Though there were snakes in the grass

The sign pointing to Shuler Cemetery in Berkeley County, South Carolina, was beguiling. Shuler Lane, a well-maintained gravel track, crossed through woods and over a little bog before ending on higher ground at the graveyard. A man looked up from his grass trimming equipment expecting me to introduce myself. The cemetery is directly across the street from the MacDougall Correctional Institution.

I had just visited another cemetery a quarter-mile down the road to photograph the graves of people who shared my surname, and I thought more might be found in Shuler. The man’s tight-lipped smile told me there was no possibility. There are no appropriate words. We exchanged last names, and he told me which big families were buried in Shuler Cemetery—the Pringles, the Riverses, and the Gaddists. He pointed out the grave of his sister, a Smith.

He was genuinely intrigued when I asked his permission to photograph the markers so I could upload the images to Find A Grave. As a member of his church community’s cemetery board, he had temporarily assumed lawn care responsibilities following the sexton’s recent death. At 76, Smith wasn’t forgetting the five coronary bypasses he’d undergone a decade earlier. He was taking care of his health. A freshly excavated grave on the opposite side of the cemetery awaited the funeral of a man who had died young.

I asked about place names, wondering whether I had ventured into the Sandhills region of South Carolina, but Ridgeville, Sandridge, and Pringletown are in the Coastal Plain. Smith remembered summer days when the sand surface of what is now a paved highway became so hot it forced a person to walk in the grass. He’d once asked someone how 35-Mile Road got its name and learned that it was a 35-mile drive to Charleston. On a first visit to the beach, he’d recognized the same sand that covered the roads back home.

When families nearby in Berkeley County grew large enough, he told me, people used their surnames as shorthand when giving directions: over toward Gaddisttown, up near Pringletown.

At mention of the area’s cotton fields, I admitted I’d been impressed by the cotton harvest because it was new to me. I think it delighted the man to ask, “But have you ever seen people picking cotton?” He had worked in the cotton fields in Berkeley County in the early 1950s, when he was barely a teenager.

Beyond the cotton fields, people in the county who have my last name once worked with Smith at the Mead Corporation’s paper mill. Now, the newest thing in Ridgeville is Volvo’s auto plant, Project Thor, being built on land once owned by MeadWestvaco.
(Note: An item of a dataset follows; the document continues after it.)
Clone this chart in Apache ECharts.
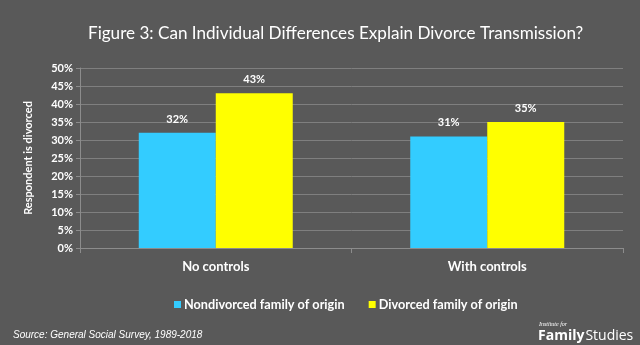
<!DOCTYPE html>
<html><head><meta charset="utf-8">
<script src="https://cdn.jsdelivr.net/npm/echarts@6/dist/echarts.min.js"></script>
<style>html,body{margin:0;padding:0;background:#595959}#c{width:640px;height:345px}</style>
</head><body><div id="c"></div>
<script>
const categories = ["No controls", "With controls"];
const nondivorced = [32, 31];
const divorced = [43, 35];
const seriesNames = ["Nondivorced family of origin", "Divorced family of origin"];
const yTicks = [0, 5, 10, 15, 20, 25, 30, 35, 40, 45, 50];
const FONT = "Lato, 'Open Sans', sans-serif";
const chart = echarts.init(document.getElementById('c'), null, {renderer: 'canvas'});
chart.setOption({
  backgroundColor: '#595959',
  animation: false,
  title: [{
    text: 'Figure 3: Can Individual Differences Explain Divorce Transmission?',
    left: 83, top: 20,
    textStyle: {color: '#ffffff', fontSize: 17.1, fontWeight: 'normal', fontFamily: FONT}
  }, {
    text: 'Source: General Social Survey, 1989-2018',
    left: 8, top: 325,
    textStyle: {color: '#ffffff', fontSize: 10, fontStyle: 'italic', fontWeight: 'normal', fontFamily: "'Liberation Sans', Arial, sans-serif"}
  }, {
    text: 'Institute for',
    left: 534, top: 316,
    textStyle: {color: '#ffffff', fontSize: 6, fontStyle: 'italic', fontWeight: 'normal', fontFamily: "'Liberation Serif', serif"}
  }, {
    text: '{a|Family}{b|Studies}',
    left: 533, top: 324,
    textStyle: {rich: {
      a: {color: '#ffffff', fontSize: 14, fontWeight: 'bold', fontFamily: "'Open Sans', sans-serif"},
      b: {color: '#ffffff', fontSize: 14, fontWeight: 'normal', fontFamily: "'Open Sans', sans-serif", padding: [0,0,0,1]}
    }}
  }],
  legend: {
    data: seriesNames,
    top: 293, left: 169,
    itemWidth: 7, itemHeight: 7, itemGap: 24,
    icon: 'rect',
    textStyle: {color: '#ffffff', fontSize: 12.7, fontWeight: 'bold', fontFamily: FONT, padding: [0,0,0,-2]}
  },
  grid: {left: 80, right: 17, top: 68, bottom: 97, containLabel: false},
  xAxis: {
    type: 'category', data: categories,
    axisLine: {lineStyle: {color: '#8c8c8c', width: 1}},
    axisTick: {show: true, length: 5, lineStyle: {color: '#8c8c8c'}},
    axisLabel: {color: '#ffffff', fontSize: 13, fontWeight: 'bold', fontFamily: FONT, margin: 12}
  },
  yAxis: {
    type: 'value', min: 0, max: 50, interval: 5,
    name: 'Respondent is divorced', nameLocation: 'middle', nameGap: 46, nameRotate: 90,
    nameTextStyle: {color: '#ffffff', fontSize: 11, fontWeight: 'bold', fontFamily: FONT},
    axisLine: {show: true, lineStyle: {color: '#8c8c8c'}},
    axisTick: {show: true, length: 4, lineStyle: {color: '#8c8c8c'}},
    axisLabel: {color: '#ffffff', fontSize: 11, fontWeight: 'bold', fontFamily: FONT, margin: 7,
      formatter: v => yTicks.includes(v) ? v + '%' : ''},
    splitLine: {lineStyle: {color: '#7f7f7f', width: 1}}
  },
  series: [{
    name: seriesNames[0], type: 'bar', data: nondivorced,
    barWidth: 77, barGap: '0%',
    itemStyle: {color: '#33ccff'},
    label: {show: true, position: 'top', distance: 8, formatter: '{c}%', color: '#ffffff', fontSize: 11, fontWeight: 'bold', fontFamily: FONT}
  }, {
    name: seriesNames[1], type: 'bar', data: divorced,
    barWidth: 77, barGap: '0%',
    itemStyle: {color: '#ffff00'},
    label: {show: true, position: 'top', distance: 8, formatter: '{c}%', color: '#ffffff', fontSize: 11, fontWeight: 'bold', fontFamily: FONT}
  }]
});
</script></body></html>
At the crossroads, by the two cemeteries and the correctional facility with its permanent “Now Hiring” billboard, a corner store has been repurposed as a roadhouse. Motorcycles were accumulating in its parking lot by 1:00 p.m.

I went to Sandridge/Pringletown with a little trepidation that might have been justified, and I met the kindest gentleman in all of Berkeley County. How does that happen?